Spokesman Khulu Phasiwe said the power utility would issue requests for information today to test the market. Phasiwe would, however, not be specific on the timelines.
“The [request for proposals[ is not entirely up to Eskom. National Treasury must also satisfy itself about the process.
"The request for information does not need the approval of the Treasury. The most important thing at the moment is to ascertain if there is appetite in the market,” he said.
The mooted procurement of nuclear power was thrust into the spotlight after it emerged during a Western Cape High Court case this week that the Minister of Energy, Tina Joemat-Pettersson, had signed a determination for the procurement of 9 600MW of nuclear energy on the basis of the Integrated Resource Plan (IRP).
Environmental justice groups Earthlife Africa Johannesburg and the Southern African Faith Communities Environment Institute went to court to question the legality of the nuclear procurement programme. The court postponed the matter to February.
Joemat-Pettersson’s decision has raised the ire of the renewable energy industry, with the South African Renewable Energy Council chairperson, Brenda Martin, saying the timing of the determination was baffling, given the ongoing public consultation process to update the IRP, which was promulgated in 2011.
“The draft version of the [Department of Energy’s] plan seriously questions whether nuclear power has a role to play in South Africa’s future generation mix with, at best, a requirement for additional nuclear power in 2037,” said Martin. In the face of the criticism of the nuclear programme, the department yesterday moved to defend the integrity of the mooted nuclear programme.

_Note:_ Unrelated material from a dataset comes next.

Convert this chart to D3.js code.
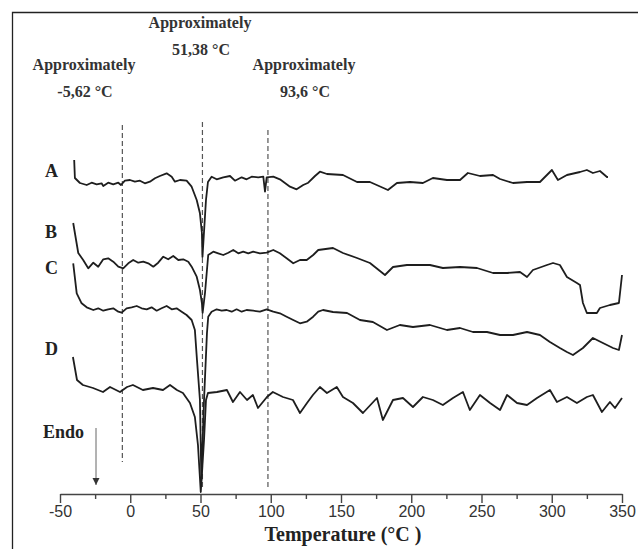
<!DOCTYPE html>
<html>
<head>
<meta charset="utf-8">
<script src="https://cdn.jsdelivr.net/npm/d3@7"></script>
<style>
  body { margin: 0; background: #fff; }
  svg { display: block; }
</style>
</head>
<body>
<svg id="chart"></svg>
<script>
// DSC thermograms, temperature in °C vs heat flow (arbitrary units, curves stacked)
const tempA = [-39.9, -39.4, -35.8, -31.0, -27.5, -23.9, -20.4, -19.2, -15.7, -12.1, -8.5, -6.6, -3.8, -0.2, 3.3, 6.9, 10.4, 14.0, 17.6, 21.1, 25.9, 29.5, 31.8, 35.4, 40.1, 43.7, 47.3, 49.6, 51.0, 51.4, 53.9, 55.3, 57.9, 61.5, 66.2, 71.0, 74.5, 79.3, 82.8, 86.4, 91.1, 94.7, 95.9, 97.1, 101.8, 106.5, 113.7, 118.4, 123.1, 126.7, 131.5, 135.0, 140.0, 151.4, 161.4, 170.6, 183.4, 189.8, 199.1, 208.3, 215.4, 225.4, 234.7, 240.3, 248.9, 258.2, 263.2, 272.4, 282.4, 291.6, 300.1, 304.4, 310.8, 320.1, 325.0, 329.3, 334.3, 339.3, 340.0];
const heatA = [335, 317, 312, 310, 312.3, 310.7, 311.7, 309, 312.3, 310.7, 312.3, 310, 314.3, 315, 313.3, 314.3, 311.7, 313.3, 316.7, 319, 321.7, 318.3, 313.3, 315, 314.3, 308.3, 295, 281.7, 262, 238, 295, 313, 318.3, 315.7, 317.7, 319, 314.3, 317.7, 315.7, 318.3, 317.7, 318.3, 303.3, 317.7, 318.3, 315.7, 308.3, 305.7, 310, 312.3, 319, 323.3, 321, 320, 313, 313, 305, 312, 313, 312, 317, 315, 315, 322, 319, 320, 316, 312, 313, 313, 325, 315, 320, 323, 325, 322, 324, 318, 318];

const tempB = [-40.6, -37.0, -33.5, -29.9, -26.3, -22.8, -19.2, -15.7, -12.1, -8.5, -5.0, -1.4, 2.1, 5.7, 9.3, 12.8, 16.4, 19.9, 23.5, 27.0, 30.6, 34.2, 37.7, 41.3, 43.7, 47.3, 49.6, 51.0, 51.5, 53.2, 55.5, 59.1, 62.6, 66.2, 69.8, 73.3, 76.9, 80.4, 84.0, 87.5, 92.3, 97.1, 101.8, 106.5, 111.3, 116.0, 120.8, 125.6, 130.2, 133.8, 144.3, 151.4, 161.4, 170.6, 181.3, 187.0, 196.9, 206.2, 213.3, 222.5, 234.7, 246.8, 258.2, 268.2, 277.4, 282.4, 286.6, 296.6, 300.9, 305.8, 310.8, 317.9, 320.1, 322.2, 325.0, 332.1, 334.3, 341.4, 347.8, 350.0];
const heatB = [272, 242, 235, 226.7, 232.3, 228.3, 235.7, 236.7, 233.3, 228.3, 226.7, 231.7, 235, 232.3, 233.3, 231.7, 228.3, 232.3, 238.3, 235.7, 239, 235, 235.7, 233.3, 228.3, 218.3, 205, 192, 182, 202, 240, 243.3, 241.7, 240, 242.3, 245, 241.7, 243.3, 241.7, 243.3, 241.7, 242.3, 245, 241.7, 236.7, 231.7, 235, 235, 240, 245, 247, 242, 237, 232, 220, 228, 230, 230, 230, 227, 228, 227, 222, 222, 223, 218, 225, 230, 232, 230, 218, 212, 210, 192, 182, 182, 187, 190, 192, 220];

const tempC = [-40.6, -38.1, -34.6, -31.0, -26.3, -22.8, -19.2, -15.7, -12.1, -8.5, -6.1, -2.6, 1.0, 4.6, 8.1, 11.7, 15.2, 18.8, 22.3, 25.9, 29.5, 33.0, 36.6, 40.1, 43.7, 46.0, 47.5, 49.6, 50.6, 52.5, 54.6, 55.5, 57.9, 61.5, 65.1, 68.6, 72.2, 75.7, 79.3, 82.8, 87.5, 92.3, 97.1, 101.8, 106.5, 111.3, 116.0, 120.8, 125.6, 130.2, 133.8, 137.2, 144.3, 154.3, 163.5, 172.7, 182.7, 191.9, 201.2, 213.3, 225.4, 234.7, 243.9, 253.9, 263.2, 272.4, 282.4, 291.6, 298.7, 305.8, 310.8, 315.1, 322.2, 329.3, 336.4, 343.6, 347.8, 350.0];
const heatC = [231.7, 201.7, 191.7, 187.7, 185, 186.7, 184.3, 185.7, 186.7, 183.3, 182.3, 186.7, 187.7, 189, 186.7, 185.7, 187.7, 184.3, 186.7, 189, 185.7, 186.7, 183.3, 180, 175, 165, 135, 95, 15, 95, 162, 178.3, 183.3, 185.7, 184.3, 185, 183.3, 185.7, 183.3, 185, 184.3, 183.3, 185.7, 183.3, 181.7, 178.3, 175, 171.7, 173.3, 178.3, 183.3, 185, 183, 182, 175, 173, 165, 170, 168, 170, 165, 167, 163, 163, 160, 160, 163, 160, 153, 147, 143, 140, 147, 157, 152, 147, 145, 160];

const tempD = [-40.8, -37.9, -33.7, -26.5, -19.4, -14.4, -7.3, -2.3, 1.9, 9.0, 16.2, 23.3, 28.3, 33.2, 37.5, 42.5, 46.0, 48.2, 50.2, 52.5, 53.9, 55.3, 61.7, 68.8, 73.1, 78.1, 83.1, 87.3, 90.9, 97.3, 101.5, 108.7, 115.8, 120.8, 125.8, 130.0, 135.0, 140.0, 147.0, 151.4, 158.5, 165.6, 175.6, 179.8, 187.0, 194.1, 201.2, 208.3, 215.4, 222.5, 229.7, 236.8, 241.7, 248.9, 256.1, 263.2, 268.2, 275.3, 282.4, 289.5, 298.7, 303.7, 310.8, 317.9, 325.0, 329.3, 335.7, 341.4, 345.0, 350.0];
const heatD = [138, 115, 110, 107, 103, 108, 103, 108, 110, 105, 107, 105, 110, 105, 102, 92, 78, 50, 3, 55, 95, 102, 103, 105, 93, 103, 95, 100, 87, 98, 103, 98, 95, 82, 92, 100, 108, 102, 108, 98, 92, 82, 97, 75, 95, 97, 88, 98, 95, 90, 97, 103, 85, 100, 92, 85, 100, 92, 90, 97, 105, 93, 98, 92, 98, 100, 83, 93, 87, 97];

const curveNames = ["A", "B", "C", "D"];
const curveLabelY = [177, 238, 274, 355];
const markerTemps = [-5.62, 51.38, 98];
const markerLabels = ["-5,62 °C", "51,38 °C", "93,6 °C"];
const xTicks = [-50, 0, 50, 100, 150, 200, 250, 300, 350];
const xMinorTicks = [-25, 25, 75, 125, 175, 225, 275, 325];

const width = 638, height = 549;
const svg = d3.select("#chart").attr("width", width).attr("height", height);

const x = d3.scaleLinear().domain([-50, 350]).range([60, 622]);
const y = d3.scaleLinear().domain([0, 380]).range([495, 115]);

// frame (cropped figure: only left and top edges visible)
svg.append("path")
  .attr("d", "M12.5,549 L12.5,12.5 L638,12.5")
  .attr("fill", "none")
  .attr("stroke", "#222")
  .attr("stroke-width", 1.3);

// dashed guide lines
const markerTop = [125, 122, 130];
const markerBottom = [462, 490, 487];
svg.append("g").selectAll("line")
  .data(markerTemps)
  .join("line")
  .attr("x1", d => x(d)).attr("x2", d => x(d))
  .attr("y1", (d, i) => markerTop[i])
  .attr("y2", (d, i) => markerBottom[i])
  .attr("stroke", "#555")
  .attr("stroke-width", 1.2)
  .attr("stroke-dasharray", "5,3");

// curves
const series = [
  d3.zip(tempA, heatA),
  d3.zip(tempB, heatB),
  d3.zip(tempC, heatC),
  d3.zip(tempD, heatD)
];
const line = d3.line().x(d => x(d[0])).y(d => y(d[1]));
svg.append("g").selectAll("path")
  .data(series)
  .join("path")
  .attr("d", line)
  .attr("fill", "none")
  .attr("stroke", "#1e1e1e")
  .attr("stroke-width", 1.8)
  .attr("stroke-linejoin", "round");

// x axis
const axisY = 494;
const axis = svg.append("g")
  .attr("transform", `translate(0,${axisY})`)
  .call(d3.axisBottom(x).tickValues(xTicks).tickFormat(d => String(d))
    .tickSize(9).tickSizeOuter(0).tickPadding(3));
axis.select(".domain").attr("stroke", "#444").attr("stroke-width", 1.4);
axis.selectAll(".tick line").attr("stroke", "#444").attr("stroke-width", 1.4);
axis.selectAll(".tick text")
  .attr("font-family", "'Liberation Sans', Arial, sans-serif")
  .attr("font-size", 16)
  .attr("fill", "#333");

svg.append("g")
  .attr("transform", `translate(0,${axisY})`)
  .call(d3.axisBottom(x).tickValues(xMinorTicks).tickSize(5).tickFormat(""))
  .call(g => g.select(".domain").remove())
  .selectAll(".tick line").attr("stroke", "#444").attr("stroke-width", 1.4);

svg.append("text")
  .attr("x", 343).attr("y", 541)
  .attr("text-anchor", "middle")
  .attr("font-family", "'Liberation Serif', 'Times New Roman', serif")
  .attr("font-weight", "bold")
  .attr("font-size", 20)
  .attr("fill", "#222")
  .text("Temperature (°C )");

// curve labels
const serif = "'Liberation Serif', 'Times New Roman', serif";
svg.append("g").selectAll("text")
  .data(curveNames)
  .join("text")
  .attr("x", 45)
  .attr("y", (d, i) => curveLabelY[i])
  .attr("font-family", serif)
  .attr("font-weight", "bold")
  .attr("font-size", 18)
  .attr("fill", "#222")
  .text(d => d);

svg.append("text")
  .attr("x", 43).attr("y", 438)
  .attr("font-family", serif)
  .attr("font-weight", "bold")
  .attr("font-size", 18)
  .attr("fill", "#222")
  .text("Endo");

// endo arrow
svg.append("defs").append("marker")
  .attr("id", "arrow")
  .attr("viewBox", "0 0 10 10")
  .attr("refX", 10).attr("refY", 5)
  .attr("markerWidth", 7).attr("markerHeight", 9)
  .attr("markerUnits", "userSpaceOnUse")
  .attr("orient", "auto")
  .append("path")
  .attr("d", "M0,0 L10,5 L0,10 Z")
  .attr("fill", "#333");
svg.append("line")
  .attr("x1", 96).attr("x2", 96)
  .attr("y1", 428).attr("y2", 485)
  .attr("stroke", "#666")
  .attr("stroke-width", 1)
  .attr("marker-end", "url(#arrow)");

// annotations
const annX = [84, 200, 304];
const annY = [70, 28, 70];
const ann = svg.append("g")
  .attr("font-family", serif)
  .attr("font-weight", "bold")
  .attr("font-size", 16)
  .attr("fill", "#333")
  .attr("text-anchor", "middle");
markerLabels.forEach((lab, i) => {
  ann.append("text").attr("x", annX[i]).attr("y", annY[i]).text("Approximately");
  ann.append("text").attr("x", annX[i] + 1).attr("y", annY[i] + 27).text(lab);
});
</script>
</body>
</html>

“The department wishes to reiterate that the South African government, including its state owned enterprises, have not entered into any deal or signed any contract for the procurement of nuclear power.
"The procurement process for the nuclear new build programme has not commenced.
“A fair, transparent, equitable, competitive and open procurement process will be followed in line with the constitution and the decisions of the cabinet.
"Eskom has been designated the procurer, owner and operator of nuclear power plants with (the South African Nuclear Energy Corporation) as an owner and operator of front-end fuel facilities, including the multi-purpose reactor,” it said. The department punted the nuclear programme, saying the programme would lead to job creation, develop skills, create industries, and contribute to the country's knowledge economy.”
The cabinet last year designated the South African Nuclear Energy Corporation (Necsa) as the implementing agent for the nuclear new build programme. This was meant to give Eskom time to focus on the Medupi, Kusile and Ingula projects and the energy problems the country was facing at the time.
It has since given that role to Eskom and has designated Necsa as the owner operator and procurer for nuclear fuel cycle and multi-purpose reactor.